Your instructions: Both the line containing "Convert this chart to matplotlib code." and the line containing "cnt_per_px = PERIOD / px_per_period" are part of the range to copy, along with every line between them. Copy it exactly and leave out the pictures.
[START Given information]
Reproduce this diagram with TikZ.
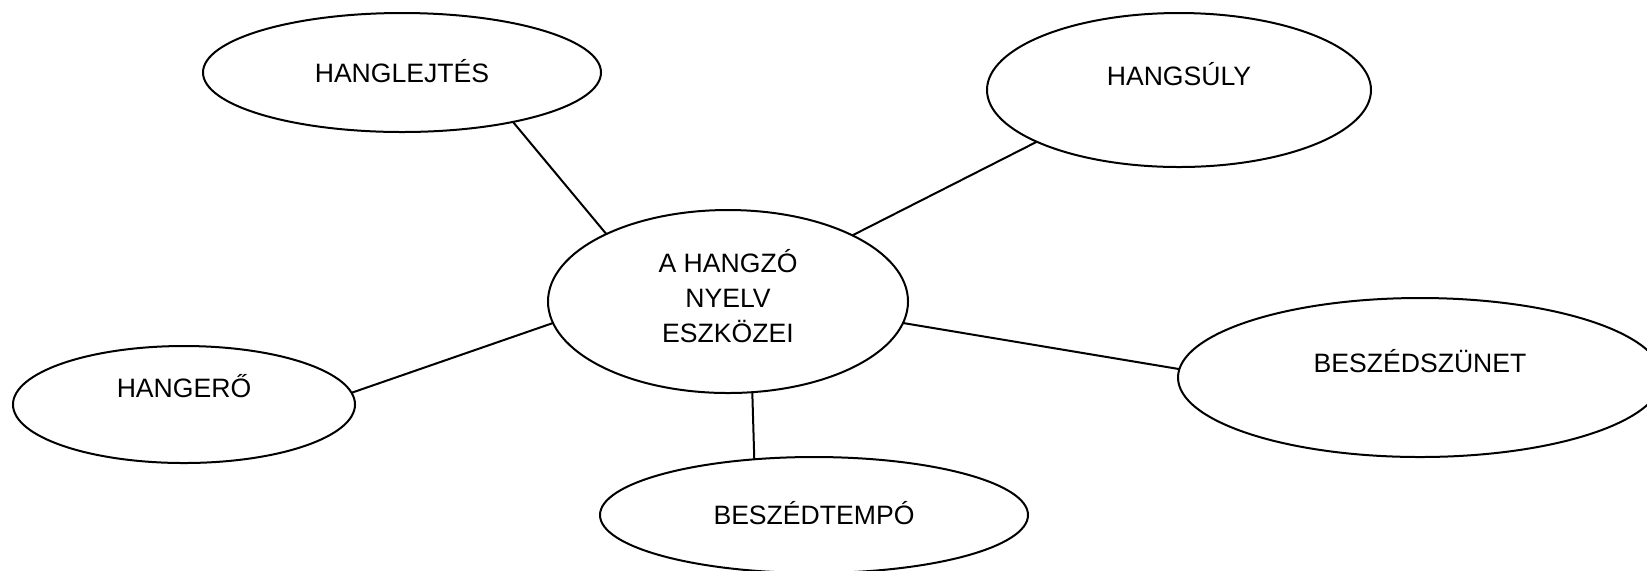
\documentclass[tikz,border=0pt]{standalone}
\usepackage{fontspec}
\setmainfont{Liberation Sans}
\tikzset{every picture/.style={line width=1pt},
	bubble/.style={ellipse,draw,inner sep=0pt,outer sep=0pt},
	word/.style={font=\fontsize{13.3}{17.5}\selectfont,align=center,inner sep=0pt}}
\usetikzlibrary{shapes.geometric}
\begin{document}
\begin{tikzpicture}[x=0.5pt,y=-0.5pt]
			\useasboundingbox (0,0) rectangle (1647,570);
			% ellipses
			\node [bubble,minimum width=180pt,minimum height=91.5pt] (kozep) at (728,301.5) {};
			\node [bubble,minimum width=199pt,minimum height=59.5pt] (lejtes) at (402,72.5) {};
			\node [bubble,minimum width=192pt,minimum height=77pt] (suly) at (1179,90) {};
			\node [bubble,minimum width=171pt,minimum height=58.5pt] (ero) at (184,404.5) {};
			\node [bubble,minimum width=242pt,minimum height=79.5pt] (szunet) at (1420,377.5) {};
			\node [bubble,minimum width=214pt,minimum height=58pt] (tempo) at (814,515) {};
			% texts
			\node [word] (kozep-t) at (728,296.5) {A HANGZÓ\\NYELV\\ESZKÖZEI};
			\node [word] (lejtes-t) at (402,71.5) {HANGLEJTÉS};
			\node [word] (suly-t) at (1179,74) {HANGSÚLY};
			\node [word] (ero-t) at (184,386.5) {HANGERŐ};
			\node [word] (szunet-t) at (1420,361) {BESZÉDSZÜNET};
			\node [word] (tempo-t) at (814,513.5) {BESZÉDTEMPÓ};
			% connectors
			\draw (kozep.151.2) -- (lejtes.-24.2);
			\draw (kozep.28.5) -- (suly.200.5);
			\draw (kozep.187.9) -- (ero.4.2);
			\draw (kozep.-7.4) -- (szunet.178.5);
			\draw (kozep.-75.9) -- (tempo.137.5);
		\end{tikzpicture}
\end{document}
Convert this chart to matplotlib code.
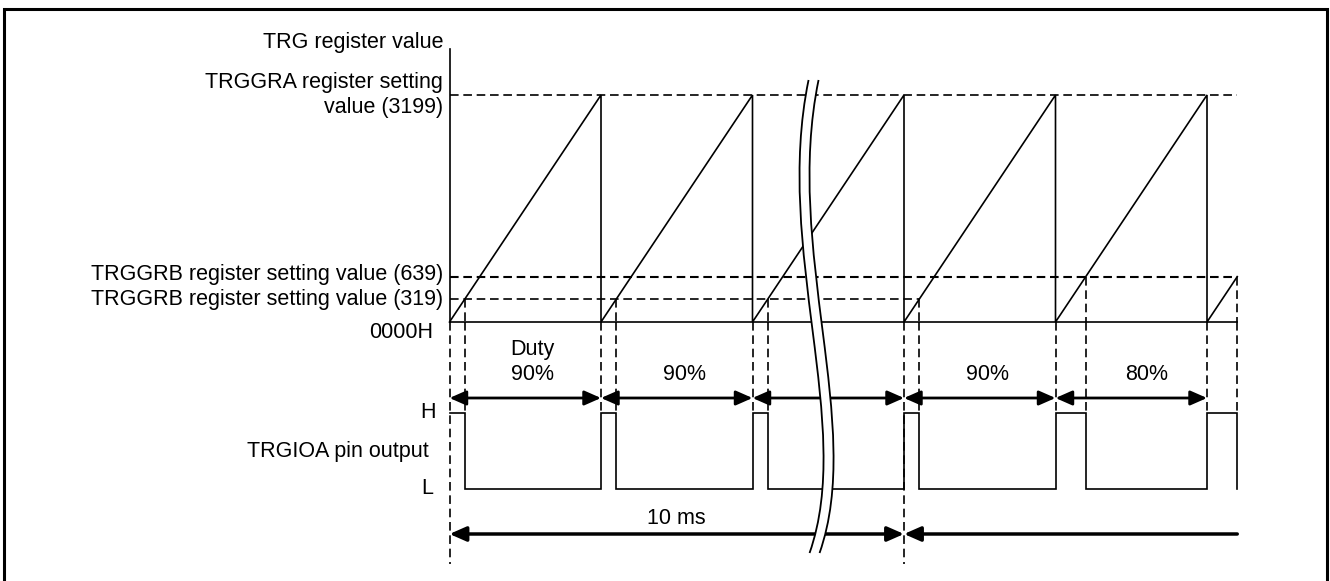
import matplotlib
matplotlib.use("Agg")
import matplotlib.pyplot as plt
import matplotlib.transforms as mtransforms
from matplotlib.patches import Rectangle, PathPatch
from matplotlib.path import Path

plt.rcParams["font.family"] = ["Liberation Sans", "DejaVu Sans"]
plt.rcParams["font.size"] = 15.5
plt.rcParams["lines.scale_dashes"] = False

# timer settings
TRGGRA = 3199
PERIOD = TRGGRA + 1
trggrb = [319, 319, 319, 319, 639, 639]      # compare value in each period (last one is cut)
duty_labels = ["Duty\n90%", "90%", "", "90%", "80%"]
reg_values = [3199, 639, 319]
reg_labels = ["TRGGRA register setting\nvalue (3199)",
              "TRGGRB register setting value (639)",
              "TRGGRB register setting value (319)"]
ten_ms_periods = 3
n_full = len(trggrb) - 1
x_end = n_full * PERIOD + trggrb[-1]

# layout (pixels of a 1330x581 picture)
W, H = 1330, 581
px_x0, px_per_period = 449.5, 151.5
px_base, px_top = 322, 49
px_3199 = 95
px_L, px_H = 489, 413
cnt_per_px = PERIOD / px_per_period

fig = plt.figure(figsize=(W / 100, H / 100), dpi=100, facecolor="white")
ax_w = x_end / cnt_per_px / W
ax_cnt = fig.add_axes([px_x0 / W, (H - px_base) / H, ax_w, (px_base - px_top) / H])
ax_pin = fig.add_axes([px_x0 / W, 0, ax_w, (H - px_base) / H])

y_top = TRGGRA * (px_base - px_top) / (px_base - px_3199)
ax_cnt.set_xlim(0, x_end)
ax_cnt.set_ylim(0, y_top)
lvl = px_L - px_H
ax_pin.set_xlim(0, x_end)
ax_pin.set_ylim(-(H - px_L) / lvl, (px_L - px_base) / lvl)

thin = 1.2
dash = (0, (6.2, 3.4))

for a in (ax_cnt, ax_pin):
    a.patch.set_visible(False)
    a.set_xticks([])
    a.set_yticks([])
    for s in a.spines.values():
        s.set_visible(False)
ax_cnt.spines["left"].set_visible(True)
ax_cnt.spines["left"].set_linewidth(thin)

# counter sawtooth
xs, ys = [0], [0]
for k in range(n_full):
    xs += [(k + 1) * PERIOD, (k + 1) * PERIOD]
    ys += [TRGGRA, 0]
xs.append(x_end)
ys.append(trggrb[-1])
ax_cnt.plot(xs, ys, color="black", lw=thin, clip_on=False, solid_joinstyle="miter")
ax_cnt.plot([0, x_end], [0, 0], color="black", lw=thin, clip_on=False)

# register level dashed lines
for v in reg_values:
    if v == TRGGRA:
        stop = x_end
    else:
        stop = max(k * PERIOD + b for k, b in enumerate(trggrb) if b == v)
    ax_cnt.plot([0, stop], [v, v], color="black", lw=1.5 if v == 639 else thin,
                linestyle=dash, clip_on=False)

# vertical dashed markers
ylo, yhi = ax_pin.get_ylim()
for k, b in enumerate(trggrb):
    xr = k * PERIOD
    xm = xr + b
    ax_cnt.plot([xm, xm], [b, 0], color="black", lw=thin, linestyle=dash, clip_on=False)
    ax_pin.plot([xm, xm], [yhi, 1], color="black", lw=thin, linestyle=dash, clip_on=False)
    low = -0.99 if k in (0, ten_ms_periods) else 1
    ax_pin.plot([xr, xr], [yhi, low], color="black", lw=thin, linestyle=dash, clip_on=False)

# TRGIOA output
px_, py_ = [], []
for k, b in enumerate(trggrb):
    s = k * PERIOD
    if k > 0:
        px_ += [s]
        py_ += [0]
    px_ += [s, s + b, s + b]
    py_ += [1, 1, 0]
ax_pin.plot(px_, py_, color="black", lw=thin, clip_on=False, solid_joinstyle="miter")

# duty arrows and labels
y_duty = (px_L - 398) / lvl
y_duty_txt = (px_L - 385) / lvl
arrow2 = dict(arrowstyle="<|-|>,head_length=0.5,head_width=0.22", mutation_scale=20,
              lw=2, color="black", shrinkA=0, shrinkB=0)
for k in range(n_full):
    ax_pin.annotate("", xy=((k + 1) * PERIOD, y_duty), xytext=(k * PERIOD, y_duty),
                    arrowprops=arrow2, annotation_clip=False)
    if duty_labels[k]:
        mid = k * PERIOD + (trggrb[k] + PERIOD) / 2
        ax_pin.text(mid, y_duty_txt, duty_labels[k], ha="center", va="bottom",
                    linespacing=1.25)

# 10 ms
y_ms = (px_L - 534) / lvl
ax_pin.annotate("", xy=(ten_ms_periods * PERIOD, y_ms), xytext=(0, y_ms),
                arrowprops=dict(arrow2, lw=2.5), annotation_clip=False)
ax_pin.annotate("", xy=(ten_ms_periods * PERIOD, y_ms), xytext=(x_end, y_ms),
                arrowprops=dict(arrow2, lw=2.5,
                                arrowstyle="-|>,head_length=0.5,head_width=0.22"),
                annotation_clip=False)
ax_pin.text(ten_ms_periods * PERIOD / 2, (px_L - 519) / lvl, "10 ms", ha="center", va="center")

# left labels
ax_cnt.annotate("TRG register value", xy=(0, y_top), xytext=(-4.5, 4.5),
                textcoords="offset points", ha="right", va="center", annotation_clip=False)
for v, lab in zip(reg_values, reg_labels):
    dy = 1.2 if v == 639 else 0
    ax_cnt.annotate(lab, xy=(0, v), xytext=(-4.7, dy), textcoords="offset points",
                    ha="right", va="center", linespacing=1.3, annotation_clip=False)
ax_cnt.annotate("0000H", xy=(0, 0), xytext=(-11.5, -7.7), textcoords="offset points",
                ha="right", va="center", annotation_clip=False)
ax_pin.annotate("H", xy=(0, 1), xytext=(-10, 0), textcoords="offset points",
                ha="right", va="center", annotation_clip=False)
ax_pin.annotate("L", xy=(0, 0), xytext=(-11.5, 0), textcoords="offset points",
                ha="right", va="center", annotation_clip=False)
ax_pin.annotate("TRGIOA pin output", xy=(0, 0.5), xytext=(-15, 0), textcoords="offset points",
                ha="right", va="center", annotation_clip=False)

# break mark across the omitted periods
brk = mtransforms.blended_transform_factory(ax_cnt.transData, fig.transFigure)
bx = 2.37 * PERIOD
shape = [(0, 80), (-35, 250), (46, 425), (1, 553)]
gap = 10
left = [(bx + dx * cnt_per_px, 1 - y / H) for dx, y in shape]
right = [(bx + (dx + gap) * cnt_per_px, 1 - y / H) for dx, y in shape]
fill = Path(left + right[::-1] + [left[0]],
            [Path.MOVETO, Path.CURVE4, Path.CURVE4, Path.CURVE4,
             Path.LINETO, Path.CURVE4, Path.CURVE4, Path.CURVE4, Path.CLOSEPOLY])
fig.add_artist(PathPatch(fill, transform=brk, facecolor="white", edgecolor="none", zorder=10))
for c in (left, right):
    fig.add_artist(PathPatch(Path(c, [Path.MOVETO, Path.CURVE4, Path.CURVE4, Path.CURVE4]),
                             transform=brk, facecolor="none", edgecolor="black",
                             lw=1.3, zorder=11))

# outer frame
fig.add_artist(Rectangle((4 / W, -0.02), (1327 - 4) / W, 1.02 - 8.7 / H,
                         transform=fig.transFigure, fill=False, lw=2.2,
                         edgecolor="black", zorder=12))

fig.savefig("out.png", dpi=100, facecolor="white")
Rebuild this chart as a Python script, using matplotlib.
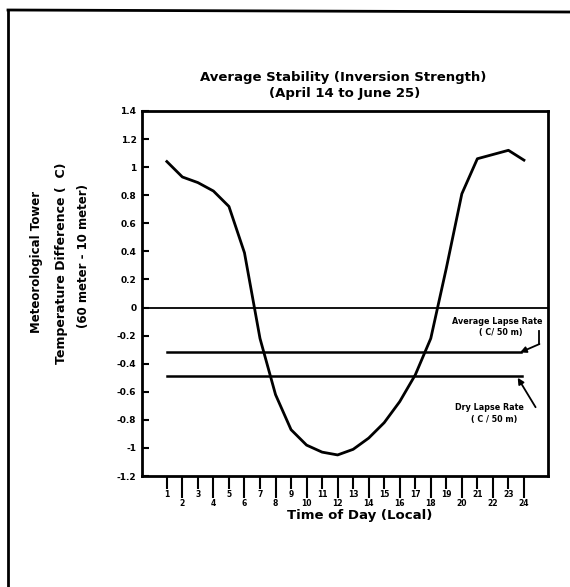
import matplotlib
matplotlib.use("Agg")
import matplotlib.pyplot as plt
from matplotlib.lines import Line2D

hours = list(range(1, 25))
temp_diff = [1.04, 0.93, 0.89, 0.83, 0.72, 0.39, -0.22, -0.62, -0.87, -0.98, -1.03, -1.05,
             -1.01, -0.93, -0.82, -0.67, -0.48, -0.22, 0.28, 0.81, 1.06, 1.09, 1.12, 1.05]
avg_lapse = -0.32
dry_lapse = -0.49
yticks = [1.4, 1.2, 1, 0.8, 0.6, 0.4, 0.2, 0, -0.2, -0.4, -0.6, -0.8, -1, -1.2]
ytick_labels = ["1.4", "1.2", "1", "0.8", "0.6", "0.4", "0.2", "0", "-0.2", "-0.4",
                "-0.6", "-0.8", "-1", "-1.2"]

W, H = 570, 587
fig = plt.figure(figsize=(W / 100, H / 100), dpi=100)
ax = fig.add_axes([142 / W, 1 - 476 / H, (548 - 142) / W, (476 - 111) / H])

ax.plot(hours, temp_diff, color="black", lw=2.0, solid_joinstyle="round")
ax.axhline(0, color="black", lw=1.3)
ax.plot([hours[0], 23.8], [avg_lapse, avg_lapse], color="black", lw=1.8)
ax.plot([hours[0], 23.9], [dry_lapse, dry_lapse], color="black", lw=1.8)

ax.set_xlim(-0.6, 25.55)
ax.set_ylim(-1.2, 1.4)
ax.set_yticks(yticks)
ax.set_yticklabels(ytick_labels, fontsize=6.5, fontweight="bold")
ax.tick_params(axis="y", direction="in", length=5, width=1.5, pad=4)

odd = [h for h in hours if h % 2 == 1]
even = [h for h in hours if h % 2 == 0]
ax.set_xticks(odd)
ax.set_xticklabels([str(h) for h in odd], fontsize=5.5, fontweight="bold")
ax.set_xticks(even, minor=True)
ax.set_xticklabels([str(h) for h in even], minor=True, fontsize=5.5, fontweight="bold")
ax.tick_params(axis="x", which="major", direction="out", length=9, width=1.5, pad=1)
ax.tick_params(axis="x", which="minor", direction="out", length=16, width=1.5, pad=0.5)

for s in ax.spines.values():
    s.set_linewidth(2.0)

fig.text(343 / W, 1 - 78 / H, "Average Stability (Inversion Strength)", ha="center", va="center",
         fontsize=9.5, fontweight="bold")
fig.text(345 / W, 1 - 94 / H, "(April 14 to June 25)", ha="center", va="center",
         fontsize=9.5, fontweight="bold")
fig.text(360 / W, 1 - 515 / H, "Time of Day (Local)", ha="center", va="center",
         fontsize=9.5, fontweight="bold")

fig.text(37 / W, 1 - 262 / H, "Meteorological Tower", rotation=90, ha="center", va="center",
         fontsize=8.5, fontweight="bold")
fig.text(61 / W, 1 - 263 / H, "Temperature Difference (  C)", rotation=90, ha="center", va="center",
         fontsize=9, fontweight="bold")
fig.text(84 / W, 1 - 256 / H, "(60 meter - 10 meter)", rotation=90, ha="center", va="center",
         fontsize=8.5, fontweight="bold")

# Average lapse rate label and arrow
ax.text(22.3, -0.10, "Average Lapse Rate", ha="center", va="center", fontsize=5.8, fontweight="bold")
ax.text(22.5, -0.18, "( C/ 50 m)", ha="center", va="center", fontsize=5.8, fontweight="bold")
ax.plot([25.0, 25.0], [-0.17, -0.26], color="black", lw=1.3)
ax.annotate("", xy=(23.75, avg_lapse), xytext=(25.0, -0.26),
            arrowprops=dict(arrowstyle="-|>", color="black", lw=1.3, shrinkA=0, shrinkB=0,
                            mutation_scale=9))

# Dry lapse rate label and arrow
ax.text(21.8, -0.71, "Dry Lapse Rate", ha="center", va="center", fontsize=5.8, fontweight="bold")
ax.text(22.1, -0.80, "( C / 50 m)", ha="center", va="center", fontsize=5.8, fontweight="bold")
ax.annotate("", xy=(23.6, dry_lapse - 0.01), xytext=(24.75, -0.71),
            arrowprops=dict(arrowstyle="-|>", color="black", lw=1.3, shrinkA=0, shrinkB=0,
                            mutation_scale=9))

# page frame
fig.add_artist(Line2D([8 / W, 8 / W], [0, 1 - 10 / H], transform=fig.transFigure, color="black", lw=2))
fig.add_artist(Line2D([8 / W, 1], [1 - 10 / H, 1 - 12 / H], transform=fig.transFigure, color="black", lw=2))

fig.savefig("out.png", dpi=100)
[END Given information]
Complete output:
Convert this chart to matplotlib code.
import matplotlib
matplotlib.use("Agg")
import matplotlib.pyplot as plt
import matplotlib.transforms as mtransforms
from matplotlib.patches import Rectangle, PathPatch
from matplotlib.path import Path

plt.rcParams["font.family"] = ["Liberation Sans", "DejaVu Sans"]
plt.rcParams["font.size"] = 15.5
plt.rcParams["lines.scale_dashes"] = False

# timer settings
TRGGRA = 3199
PERIOD = TRGGRA + 1
trggrb = [319, 319, 319, 319, 639, 639]      # compare value in each period (last one is cut)
duty_labels = ["Duty\n90%", "90%", "", "90%", "80%"]
reg_values = [3199, 639, 319]
reg_labels = ["TRGGRA register setting\nvalue (3199)",
              "TRGGRB register setting value (639)",
              "TRGGRB register setting value (319)"]
ten_ms_periods = 3
n_full = len(trggrb) - 1
x_end = n_full * PERIOD + trggrb[-1]

# layout (pixels of a 1330x581 picture)
W, H = 1330, 581
px_x0, px_per_period = 449.5, 151.5
px_base, px_top = 322, 49
px_3199 = 95
px_L, px_H = 489, 413
cnt_per_px = PERIOD / px_per_period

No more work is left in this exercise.